[Collection entries]
________

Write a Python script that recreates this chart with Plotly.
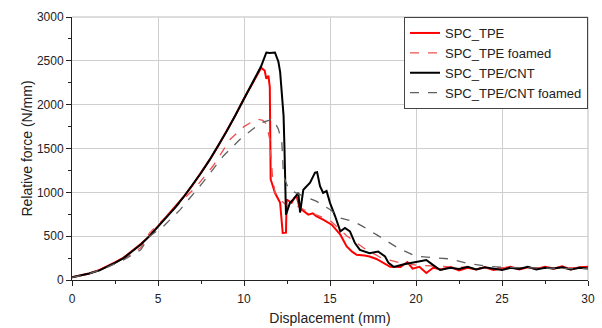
import plotly.graph_objects as go

# SPC_TPE (red solid)
tpe_x = [0, 0.5, 1, 1.6, 2, 2.5, 3, 3.5, 4, 4.5, 5, 5.5, 6, 6.5, 7, 7.5, 8, 8.5, 9, 9.5, 10, 10.5, 11, 11.2,
         11.3, 11.42, 11.5, 11.55, 11.8, 12.1, 12.2, 12.25, 12.44, 12.48, 12.77, 12.9, 13.06, 13.2, 13.35, 13.5,
         13.74, 14.0, 14.2, 14.6, 15.1, 15.6, 15.97, 16.3, 16.55, 17.0, 17.3, 17.7, 18.1, 18.5, 19.1, 19.5, 19.8,
         20.2, 20.6, 21.0, 21.5, 22.0, 22.5, 23.0, 23.5, 24.0, 24.5, 25.0, 25.5, 26.0, 26.5, 27.0, 27.5, 28.0,
         28.5, 29.0, 29.5, 30.0]
tpe_y = [30, 50, 75, 115, 150, 200, 255, 330, 410, 500, 610, 720, 830, 950, 1080, 1220, 1370, 1530, 1700, 1880,
         2070, 2250, 2420, 2390, 2295, 2330, 2200, 1150, 995, 880, 600, 536, 540, 918, 880, 930, 956, 850, 804, 780,
         746, 760, 727, 689, 631, 517, 382, 320, 287, 280, 268, 240, 191, 150, 148, 205, 130, 150, 80, 140, 120,
         150, 110, 140, 120, 145, 115, 135, 150, 120, 145, 125, 150, 130, 155, 120, 145, 150]

# SPC_TPE foamed (red dashed)
tpef_x = [0, 1, 2, 3, 3.5, 4, 4.5, 5.3, 6.28, 7.25, 8.2, 9.2, 10.0, 10.5, 10.8, 11.1, 11.3, 11.5, 11.65, 11.8,
          12.2, 12.6, 13.0, 13.5, 14.0, 15.0, 16.0, 17.0, 18.0, 19.0, 20.0, 22.0, 24.0, 26.0, 28.0, 30.0]
tpef_y = [30, 75, 145, 240, 300, 370, 535, 690, 880, 1070, 1300, 1605, 1750, 1810, 1835, 1820, 1780, 1600, 1200,
          1000, 900, 830, 850, 800, 760, 680, 500, 360, 250, 200, 170, 150, 140, 140, 135, 140]

# SPC_TPE/CNT (black solid)
cnt_x = [0, 0.5, 1, 1.6, 2, 2.5, 3, 3.5, 4, 4.5, 5, 5.5, 6, 6.5, 7, 7.5, 8, 8.5, 9, 9.5, 10, 10.5, 11, 11.3,
         11.5, 11.8, 12.0, 12.1, 12.25, 12.3, 12.35, 12.44, 12.67, 12.87, 13.16, 13.26, 13.45, 13.84, 14.13, 14.25,
         14.42, 14.6, 14.8, 15.0, 15.3, 15.6, 15.87, 16.16, 16.45, 16.74, 17.3, 17.8, 18.2, 18.4, 18.7, 19.3, 20.0,
         20.6, 21.0, 21.4, 22.0, 22.5, 23.0, 23.5, 24.0, 24.5, 25.0, 25.5, 26.0, 26.5, 27.0, 27.5, 28.0, 28.5,
         29.0, 29.5, 30.0]
cnt_y = [30, 50, 75, 110, 145, 195, 250, 325, 405, 500, 605, 715, 825, 950, 1080, 1220, 1370, 1530, 1700, 1880,
         2070, 2260, 2440, 2595, 2590, 2595, 2490, 2375, 2030, 1875, 1530, 745, 880, 920, 995, 770, 1030, 1110,
         1225, 1230, 1070, 995, 1015, 880, 727, 555, 593, 555, 421, 344, 306, 325, 268, 195, 150, 180, 205, 228,
         170, 114, 140, 125, 150, 120, 145, 130, 115, 140, 125, 150, 120, 140, 130, 145, 120, 140, 130]

# SPC_TPE/CNT foamed (black dashed)
cntf_x = [0, 1, 2, 3, 3.5, 4, 4.5, 5.3, 6.28, 7.6, 8.8, 9.77, 10.5, 11.1, 11.5, 11.7, 12.0, 12.2, 12.3, 12.6,
          13.45, 14.2, 15.0, 15.6, 16.35, 16.9, 17.7, 18.3, 19.0, 20.0, 21.0, 22.0, 23.0, 24.0, 25.0, 26.0, 27.0,
          28.0, 29.0, 30.0]
cntf_y = [30, 70, 140, 230, 285, 345, 497, 610, 800, 1110, 1415, 1605, 1720, 1800, 1825, 1835, 1720, 1570, 1185,
          1033, 956, 899, 804, 708, 670, 612, 517, 440, 360, 270, 255, 240, 190, 160, 145, 140, 135, 135, 130, 130]

x_ticks = [0, 5, 10, 15, 20, 25, 30]
y_ticks = [0, 500, 1000, 1500, 2000, 2500, 3000]

fig = go.Figure()
fig.add_trace(go.Scatter(x=tpe_x, y=tpe_y, mode="lines", name="SPC_TPE",
                         line=dict(color="#ff0000", width=2)))
fig.add_trace(go.Scatter(x=tpef_x, y=tpef_y, mode="lines", name="SPC_TPE foamed",
                         line=dict(color="#f05050", width=1.3, dash="dash")))
fig.add_trace(go.Scatter(x=cnt_x, y=cnt_y, mode="lines", name="SPC_TPE/CNT",
                         line=dict(color="#000000", width=2)))
fig.add_trace(go.Scatter(x=cntf_x, y=cntf_y, mode="lines", name="SPC_TPE/CNT foamed",
                         line=dict(color="#606060", width=1.3, dash="dash")))

axis_font = dict(family="Liberation Sans, Arial, sans-serif", size=12, color="#222")
fig.update_layout(
    width=602, height=328,
    margin=dict(l=72, r=14, t=17, b=48),
    paper_bgcolor="white", plot_bgcolor="white",
    font=dict(family="Liberation Sans, Arial, sans-serif", size=12, color="#222"),
    showlegend=True,
    legend=dict(x=1, y=1, xanchor="right", yanchor="top", bgcolor="white",
                bordercolor="#444", borderwidth=1, font=dict(size=13, color="#222"),
                tracegroupgap=0),
    xaxis=dict(range=[0, 30], tickvals=x_ticks, ticks="outside", ticklen=5, tickcolor="#222",
               showline=True, linecolor="#222", linewidth=1, showgrid=True, gridcolor="#cfcfcf",
               zeroline=False, tickfont=axis_font, ticklabelstandoff=3, automargin=False,
               minor=dict(dtick=2.5, ticks="outside", ticklen=3, tickcolor="#222", showgrid=False),
               title=dict(text="Displacement (mm)", font=dict(size=14, color="#222"), standoff=7)),
    yaxis=dict(range=[0, 3000], tickvals=y_ticks, ticks="outside", ticklen=5, tickcolor="#222",
               showline=True, linecolor="#222", linewidth=1, showgrid=True, gridcolor="#cfcfcf",
               zeroline=False, tickfont=axis_font, automargin=False,
               minor=dict(dtick=250, ticks="outside", ticklen=3, tickcolor="#222", showgrid=False),
               title=dict(text="Relative force (N/mm)", font=dict(size=14, color="#222"), standoff=0)),
    shapes=[dict(type="line", xref="paper", yref="paper", x0=0, x1=1, y0=1, y1=1,
                 line=dict(color="#bbbbbb", width=1), layer="below"),
            dict(type="line", xref="paper", yref="paper", x0=1, x1=1, y0=0, y1=1,
                 line=dict(color="#bbbbbb", width=1), layer="below")],
)

fig.write_html("out.html")
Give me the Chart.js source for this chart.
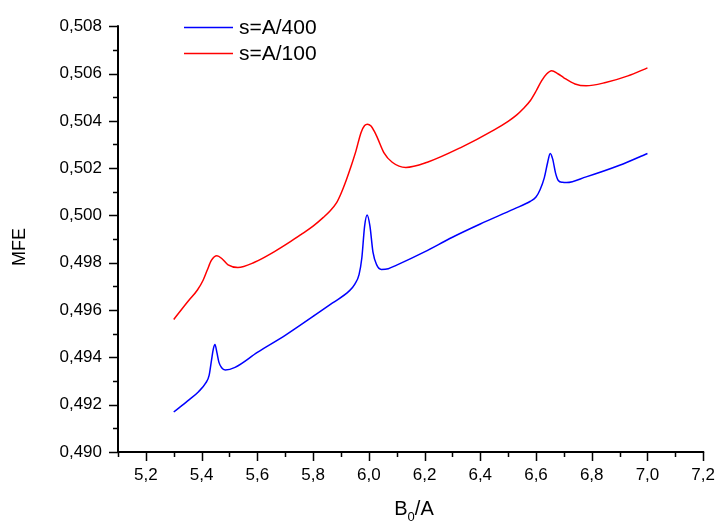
<!DOCTYPE html>
<html>
<head>
<meta charset="utf-8">
<script src="https://cdn.jsdelivr.net/npm/chart.js@4/dist/chart.umd.min.js"></script>
<style>
  html, body { margin: 0; padding: 0; background: #fff; }
</style>
</head>
<body>
<canvas id="chartCanvas" width="728" height="526"></canvas>
<script>
// 數據
const seriesLabels = ["s=A/400", "s=A/100"];
const seriesColors = ["#0000ff", "#ff0000"];

const blueX = [5.30, 5.35, 5.39, 5.415, 5.427, 5.436, 5.442, 5.448, 5.455, 5.462, 5.472, 5.485, 5.52, 5.60, 5.70,
  5.80, 5.87, 5.93, 5.95, 5.965, 5.975, 5.985, 5.994, 6.004, 6.015, 6.028, 6.045, 6.07, 6.10, 6.20, 6.30, 6.40,
  6.52, 6.58, 6.60, 6.615, 6.63, 6.642, 6.651, 6.66, 6.67, 6.68, 6.695, 6.71, 6.78, 6.90, 7.00];
const blueY = [0.49169, 0.49216, 0.49256, 0.49292, 0.49324, 0.49392, 0.49435, 0.49454, 0.49420, 0.49380, 0.49356,
  0.49347, 0.49358, 0.49421, 0.49493, 0.49573, 0.49630, 0.49681, 0.49710, 0.49750, 0.49820, 0.49955, 0.50002,
  0.49956, 0.49845, 0.49792, 0.49772, 0.49775, 0.49790, 0.49846, 0.49908, 0.49964, 0.50027, 0.50060, 0.50078,
  0.50110, 0.50160, 0.50225, 0.50262, 0.50238, 0.50180, 0.50148, 0.50140, 0.50139, 0.50163, 0.50212, 0.50262];

const redX = [5.30, 5.35, 5.385, 5.405, 5.42, 5.435, 5.455, 5.475, 5.495, 5.53, 5.59, 5.66, 5.72, 5.76, 5.80,
  5.837, 5.86, 5.884, 5.90, 5.919, 5.937, 5.954, 5.972, 5.985, 5.995, 6.008, 6.02, 6.031, 6.054, 6.084, 6.133,
  6.21, 6.33, 6.45, 6.50, 6.53, 6.555, 6.58, 6.60, 6.62, 6.638, 6.656, 6.68, 6.70, 6.74, 6.78, 6.85, 6.93, 7.00];
const redY = [0.49560, 0.49635, 0.49685, 0.49725, 0.49768, 0.49810, 0.49830, 0.49815, 0.49791, 0.49780, 0.49802,
  0.49846, 0.49890, 0.49922, 0.49955, 0.49992, 0.50018, 0.50053, 0.50092, 0.50149, 0.50210, 0.50273, 0.50350,
  0.50380, 0.50386, 0.50378, 0.50355, 0.50328, 0.50266, 0.50225, 0.50203, 0.50225, 0.50287, 0.50362, 0.50398,
  0.50424, 0.50452, 0.50486, 0.50525, 0.50569, 0.50598, 0.50612, 0.50598, 0.50582, 0.50556, 0.50548, 0.50562,
  0.50590, 0.50624];

// 刻度
const xTicks = [5.2, 5.4, 5.6, 5.8, 6.0, 6.2, 6.4, 6.6, 6.8, 7.0, 7.2];
const yTicks = [0.490, 0.492, 0.494, 0.496, 0.498, 0.500, 0.502, 0.504, 0.506, 0.508];
const xMin = 5.1, xMax = 7.2, xMinorStep = 0.1;
const yMin = 0.490, yMax = 0.508, yMinorStep = 0.001;

const xTitleMain = "B", xTitleSub = "0", xTitleRest = "/A";
const yTitle = "MFE";

const FONT = "Arial, 'Liberation Sans', sans-serif";

function toPoints(xs, ys) {
	return xs.map((x, i) => ({ x: x, y: ys[i] }));
}

// 坐標軸、刻度、標題、圖例
const axisDecor = {
	id: "axisDecor",
	afterDraw(chart) {
		const { ctx, chartArea: a, scales } = chart;
		const xs = scales.x, ys = scales.y;
		ctx.save();
		ctx.strokeStyle = "#000";
		ctx.lineWidth = 2;
		ctx.lineCap = "square";
		ctx.beginPath();
		ctx.moveTo(a.left, a.top);
		ctx.lineTo(a.left, a.bottom);
		ctx.lineTo(a.right, a.bottom);
		ctx.stroke();

		ctx.lineWidth = 1.5;
		ctx.lineCap = "butt";
		ctx.beginPath();
		const ny = Math.round((yMax - yMin) / yMinorStep);
		for (let i = 0; i <= ny; i++) {
			const py = Math.round(ys.getPixelForValue(yMin + i * yMinorStep)) + 0.5;
			const len = i % 2 === 0 ? 9 : 5;
			ctx.moveTo(a.left, py);
			ctx.lineTo(a.left - len, py);
		}
		const nx = Math.round((xMax - xMin) / xMinorStep);
		for (let i = 0; i <= nx; i++) {
			const px = Math.round(xs.getPixelForValue(xMin + i * xMinorStep)) + 0.5;
			const len = i % 2 === 1 ? 9 : 5;
			ctx.moveTo(px, a.bottom);
			ctx.lineTo(px, a.bottom + len);
		}
		ctx.stroke();

		// x 標題
		ctx.fillStyle = "#000";
		ctx.textBaseline = "alphabetic";
		ctx.textAlign = "left";
		ctx.font = "20px " + FONT;
		const wMain = ctx.measureText(xTitleMain).width;
		const wRest = ctx.measureText(xTitleRest).width;
		ctx.font = "13px " + FONT;
		const wSub = ctx.measureText(xTitleSub).width;
		const total = wMain + wSub + wRest;
		let tx = 414 - total / 2;
		const base = 515;
		ctx.font = "20px " + FONT;
		ctx.fillText(xTitleMain, tx, base);
		tx += wMain;
		ctx.font = "13px " + FONT;
		ctx.fillText(xTitleSub, tx, base + 6);
		tx += wSub;
		ctx.font = "20px " + FONT;
		ctx.fillText(xTitleRest, tx, base);

		// y 標題
		ctx.save();
		ctx.translate(25, 247);
		ctx.rotate(-Math.PI / 2);
		ctx.textAlign = "center";
		ctx.font = "18px " + FONT;
		ctx.fillText(yTitle, 0, 0);
		ctx.restore();

		// 圖例
		ctx.font = "21px " + FONT;
		ctx.textBaseline = "middle";
		chart.data.datasets.forEach((ds, i) => {
			const ly = 27.5 + i * 26;
			ctx.strokeStyle = ds.borderColor;
			ctx.lineWidth = 1.5;
			ctx.beginPath();
			ctx.moveTo(184, ly);
			ctx.lineTo(233, ly);
			ctx.stroke();
			ctx.fillText(ds.label, 239, ly + 1);
		});
		ctx.restore();
	},
};

const ctx = document.getElementById("chartCanvas").getContext("2d");
const chart = new Chart(ctx, {
	type: "line",
	data: {
		datasets: [
			{
				label: seriesLabels[0],
				data: toPoints(blueX, blueY),
				borderColor: seriesColors[0],
				borderWidth: 1.5,
				pointRadius: 0,
				cubicInterpolationMode: "monotone",
				fill: false,
			},
			{
				label: seriesLabels[1],
				data: toPoints(redX, redY),
				borderColor: seriesColors[1],
				borderWidth: 1.5,
				pointRadius: 0,
				cubicInterpolationMode: "monotone",
				fill: false,
			},
		],
	},
	options: {
		responsive: false,
		animation: false,
		devicePixelRatio: 1,
		layout: { padding: { top: 16, right: 15, bottom: 0, left: 0 } },
		plugins: {
			legend: { display: false },
			tooltip: { enabled: false },
		},
		scales: {
			x: {
				type: "linear",
				min: xMin,
				max: xMax,
				afterBuildTicks: (s) => { s.ticks = xTicks.map((v) => ({ value: v })); },
				afterFit: (s) => { s.height = 74; },
				grid: { display: false, drawTicks: false },
				border: { display: false },
				ticks: {
					autoSkip: false,
					maxRotation: 0,
					padding: 13,
					color: "#000",
					font: { family: FONT, size: 17 },
					callback: (v) => Number(v).toFixed(1).replace(".", ","),
				},
			},
			y: {
				min: yMin,
				max: yMax,
				afterBuildTicks: (s) => { s.ticks = yTicks.map((v) => ({ value: v })); },
				afterFit: (s) => { s.width = 118; },
				grid: { display: false, drawTicks: false },
				border: { display: false },
				ticks: {
					autoSkip: false,
					padding: 16,
					color: "#000",
					font: { family: FONT, size: 17 },
					callback: (v) => Number(v).toFixed(3).replace(".", ","),
				},
			},
		},
	},
	plugins: [axisDecor],
});
</script>
</body>
</html>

________

**WORK INSTRUCTIONS**
Pictures excluded, repeat exactly the lines from the top of the material through the line with "120, 145, 150]", including both of those lines.

**EXERCISE RESULT**
Write a Python script that recreates this chart with Plotly.
import plotly.graph_objects as go

# SPC_TPE (red solid)
tpe_x = [0, 0.5, 1, 1.6, 2, 2.5, 3, 3.5, 4, 4.5, 5, 5.5, 6, 6.5, 7, 7.5, 8, 8.5, 9, 9.5, 10, 10.5, 11, 11.2,
         11.3, 11.42, 11.5, 11.55, 11.8, 12.1, 12.2, 12.25, 12.44, 12.48, 12.77, 12.9, 13.06, 13.2, 13.35, 13.5,
         13.74, 14.0, 14.2, 14.6, 15.1, 15.6, 15.97, 16.3, 16.55, 17.0, 17.3, 17.7, 18.1, 18.5, 19.1, 19.5, 19.8,
         20.2, 20.6, 21.0, 21.5, 22.0, 22.5, 23.0, 23.5, 24.0, 24.5, 25.0, 25.5, 26.0, 26.5, 27.0, 27.5, 28.0,
         28.5, 29.0, 29.5, 30.0]
tpe_y = [30, 50, 75, 115, 150, 200, 255, 330, 410, 500, 610, 720, 830, 950, 1080, 1220, 1370, 1530, 1700, 1880,
         2070, 2250, 2420, 2390, 2295, 2330, 2200, 1150, 995, 880, 600, 536, 540, 918, 880, 930, 956, 850, 804, 780,
         746, 760, 727, 689, 631, 517, 382, 320, 287, 280, 268, 240, 191, 150, 148, 205, 130, 150, 80, 140, 120,
         150, 110, 140, 120, 145, 115, 135, 150, 120, 145, 125, 150, 130, 155, 120, 145, 150]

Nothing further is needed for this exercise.